**Given information**:
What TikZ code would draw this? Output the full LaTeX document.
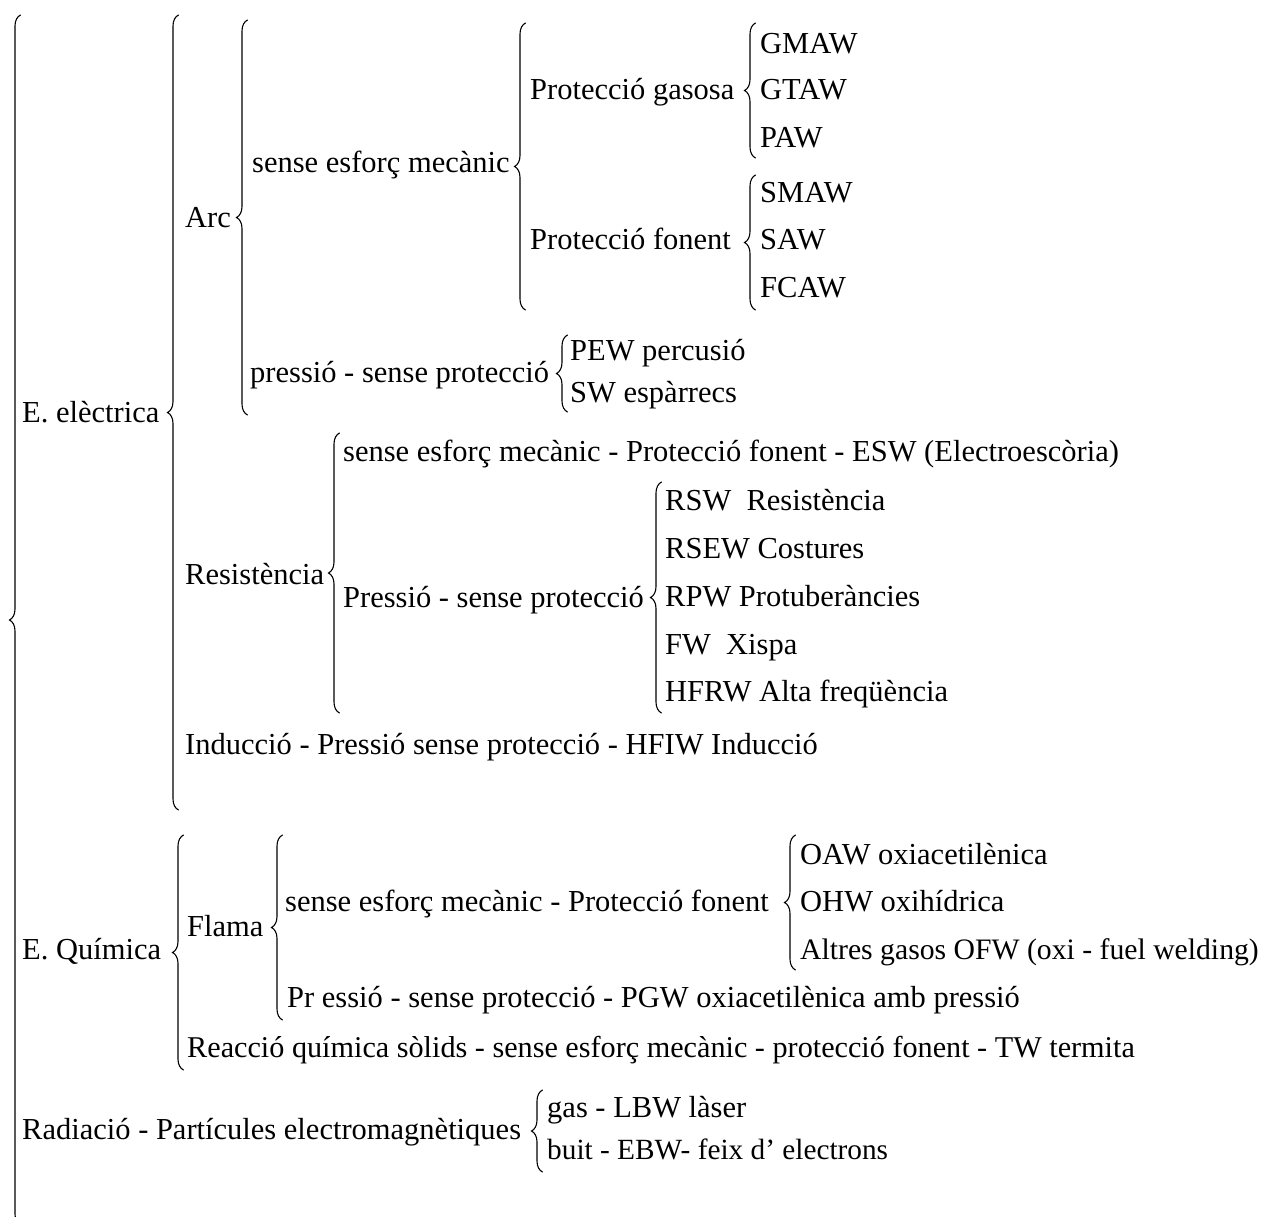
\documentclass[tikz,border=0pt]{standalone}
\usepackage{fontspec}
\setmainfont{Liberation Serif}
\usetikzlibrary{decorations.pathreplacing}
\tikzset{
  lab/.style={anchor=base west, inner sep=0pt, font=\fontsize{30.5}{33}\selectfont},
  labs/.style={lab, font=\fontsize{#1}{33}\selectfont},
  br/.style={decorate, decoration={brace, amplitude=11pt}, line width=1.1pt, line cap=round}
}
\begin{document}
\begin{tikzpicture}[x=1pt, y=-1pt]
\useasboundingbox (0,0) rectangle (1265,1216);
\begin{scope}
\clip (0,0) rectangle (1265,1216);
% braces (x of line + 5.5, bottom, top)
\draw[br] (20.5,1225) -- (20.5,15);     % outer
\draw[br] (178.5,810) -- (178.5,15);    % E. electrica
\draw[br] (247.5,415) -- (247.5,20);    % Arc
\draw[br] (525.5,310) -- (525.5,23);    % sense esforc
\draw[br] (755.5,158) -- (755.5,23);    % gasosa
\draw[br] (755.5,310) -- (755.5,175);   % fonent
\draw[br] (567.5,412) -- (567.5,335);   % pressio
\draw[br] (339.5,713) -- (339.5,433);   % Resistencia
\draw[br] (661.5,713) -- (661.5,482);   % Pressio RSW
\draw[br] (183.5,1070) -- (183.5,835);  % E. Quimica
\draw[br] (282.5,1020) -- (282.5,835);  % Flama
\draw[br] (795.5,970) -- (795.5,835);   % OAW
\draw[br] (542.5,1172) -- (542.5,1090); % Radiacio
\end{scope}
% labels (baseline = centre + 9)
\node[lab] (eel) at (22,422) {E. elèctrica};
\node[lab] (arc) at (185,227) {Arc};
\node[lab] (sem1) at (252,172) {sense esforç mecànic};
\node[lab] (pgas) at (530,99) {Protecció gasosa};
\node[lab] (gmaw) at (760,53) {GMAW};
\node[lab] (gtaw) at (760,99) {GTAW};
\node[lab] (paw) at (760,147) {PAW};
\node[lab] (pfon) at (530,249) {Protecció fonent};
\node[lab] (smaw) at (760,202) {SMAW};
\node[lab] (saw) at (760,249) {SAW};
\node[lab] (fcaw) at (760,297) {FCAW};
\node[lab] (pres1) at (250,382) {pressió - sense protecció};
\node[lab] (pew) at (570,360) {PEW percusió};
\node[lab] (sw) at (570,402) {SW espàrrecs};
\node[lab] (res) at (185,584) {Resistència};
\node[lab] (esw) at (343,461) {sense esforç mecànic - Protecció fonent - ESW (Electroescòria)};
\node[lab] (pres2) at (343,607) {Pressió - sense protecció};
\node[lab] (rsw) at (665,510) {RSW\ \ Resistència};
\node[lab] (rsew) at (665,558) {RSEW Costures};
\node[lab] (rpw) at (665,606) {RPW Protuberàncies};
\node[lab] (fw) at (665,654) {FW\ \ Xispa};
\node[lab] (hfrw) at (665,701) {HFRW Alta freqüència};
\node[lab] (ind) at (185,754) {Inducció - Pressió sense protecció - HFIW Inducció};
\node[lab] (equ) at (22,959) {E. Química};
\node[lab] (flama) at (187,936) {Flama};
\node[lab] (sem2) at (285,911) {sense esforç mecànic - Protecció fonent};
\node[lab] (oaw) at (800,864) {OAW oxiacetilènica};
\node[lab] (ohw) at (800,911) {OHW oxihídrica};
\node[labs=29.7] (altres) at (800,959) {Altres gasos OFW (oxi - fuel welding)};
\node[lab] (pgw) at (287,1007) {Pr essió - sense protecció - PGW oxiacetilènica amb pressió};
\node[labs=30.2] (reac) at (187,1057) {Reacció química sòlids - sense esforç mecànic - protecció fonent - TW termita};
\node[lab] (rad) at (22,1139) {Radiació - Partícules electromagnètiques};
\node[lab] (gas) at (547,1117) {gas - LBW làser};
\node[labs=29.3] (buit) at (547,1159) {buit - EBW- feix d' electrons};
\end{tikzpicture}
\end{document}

**Exercise goal**: Repeat all the data as it stands, dropping any images it holds.

**Written reply**:
What TikZ code would draw this? Output the full LaTeX document.
\documentclass[tikz,border=0pt]{standalone}
\usepackage{fontspec}
\setmainfont{Liberation Serif}
\usetikzlibrary{decorations.pathreplacing}
\tikzset{
  lab/.style={anchor=base west, inner sep=0pt, font=\fontsize{30.5}{33}\selectfont},
  labs/.style={lab, font=\fontsize{#1}{33}\selectfont},
  br/.style={decorate, decoration={brace, amplitude=11pt}, line width=1.1pt, line cap=round}
}
\begin{document}
\begin{tikzpicture}[x=1pt, y=-1pt]
\useasboundingbox (0,0) rectangle (1265,1216);
\begin{scope}
\clip (0,0) rectangle (1265,1216);
% braces (x of line + 5.5, bottom, top)
\draw[br] (20.5,1225) -- (20.5,15);     % outer
\draw[br] (178.5,810) -- (178.5,15);    % E. electrica
\draw[br] (247.5,415) -- (247.5,20);    % Arc
\draw[br] (525.5,310) -- (525.5,23);    % sense esforc
\draw[br] (755.5,158) -- (755.5,23);    % gasosa
\draw[br] (755.5,310) -- (755.5,175);   % fonent
\draw[br] (567.5,412) -- (567.5,335);   % pressio
\draw[br] (339.5,713) -- (339.5,433);   % Resistencia
\draw[br] (661.5,713) -- (661.5,482);   % Pressio RSW
\draw[br] (183.5,1070) -- (183.5,835);  % E. Quimica
\draw[br] (282.5,1020) -- (282.5,835);  % Flama
\draw[br] (795.5,970) -- (795.5,835);   % OAW
\draw[br] (542.5,1172) -- (542.5,1090); % Radiacio
\end{scope}
% labels (baseline = centre + 9)
\node[lab] (eel) at (22,422) {E. elèctrica};
\node[lab] (arc) at (185,227) {Arc};
\node[lab] (sem1) at (252,172) {sense esforç mecànic};
\node[lab] (pgas) at (530,99) {Protecció gasosa};
\node[lab] (gmaw) at (760,53) {GMAW};
\node[lab] (gtaw) at (760,99) {GTAW};
\node[lab] (paw) at (760,147) {PAW};
\node[lab] (pfon) at (530,249) {Protecció fonent};
\node[lab] (smaw) at (760,202) {SMAW};
\node[lab] (saw) at (760,249) {SAW};
\node[lab] (fcaw) at (760,297) {FCAW};
\node[lab] (pres1) at (250,382) {pressió - sense protecció};
\node[lab] (pew) at (570,360) {PEW percusió};
\node[lab] (sw) at (570,402) {SW espàrrecs};
\node[lab] (res) at (185,584) {Resistència};
\node[lab] (esw) at (343,461) {sense esforç mecànic - Protecció fonent - ESW (Electroescòria)};
\node[lab] (pres2) at (343,607) {Pressió - sense protecció};
\node[lab] (rsw) at (665,510) {RSW\ \ Resistència};
\node[lab] (rsew) at (665,558) {RSEW Costures};
\node[lab] (rpw) at (665,606) {RPW Protuberàncies};
\node[lab] (fw) at (665,654) {FW\ \ Xispa};
\node[lab] (hfrw) at (665,701) {HFRW Alta freqüència};
\node[lab] (ind) at (185,754) {Inducció - Pressió sense protecció - HFIW Inducció};
\node[lab] (equ) at (22,959) {E. Química};
\node[lab] (flama) at (187,936) {Flama};
\node[lab] (sem2) at (285,911) {sense esforç mecànic - Protecció fonent};
\node[lab] (oaw) at (800,864) {OAW oxiacetilènica};
\node[lab] (ohw) at (800,911) {OHW oxihídrica};
\node[labs=29.7] (altres) at (800,959) {Altres gasos OFW (oxi - fuel welding)};
\node[lab] (pgw) at (287,1007) {Pr essió - sense protecció - PGW oxiacetilènica amb pressió};
\node[labs=30.2] (reac) at (187,1057) {Reacció química sòlids - sense esforç mecànic - protecció fonent - TW termita};
\node[lab] (rad) at (22,1139) {Radiació - Partícules electromagnètiques};
\node[lab] (gas) at (547,1117) {gas - LBW làser};
\node[labs=29.3] (buit) at (547,1159) {buit - EBW- feix d' electrons};
\end{tikzpicture}
\end{document}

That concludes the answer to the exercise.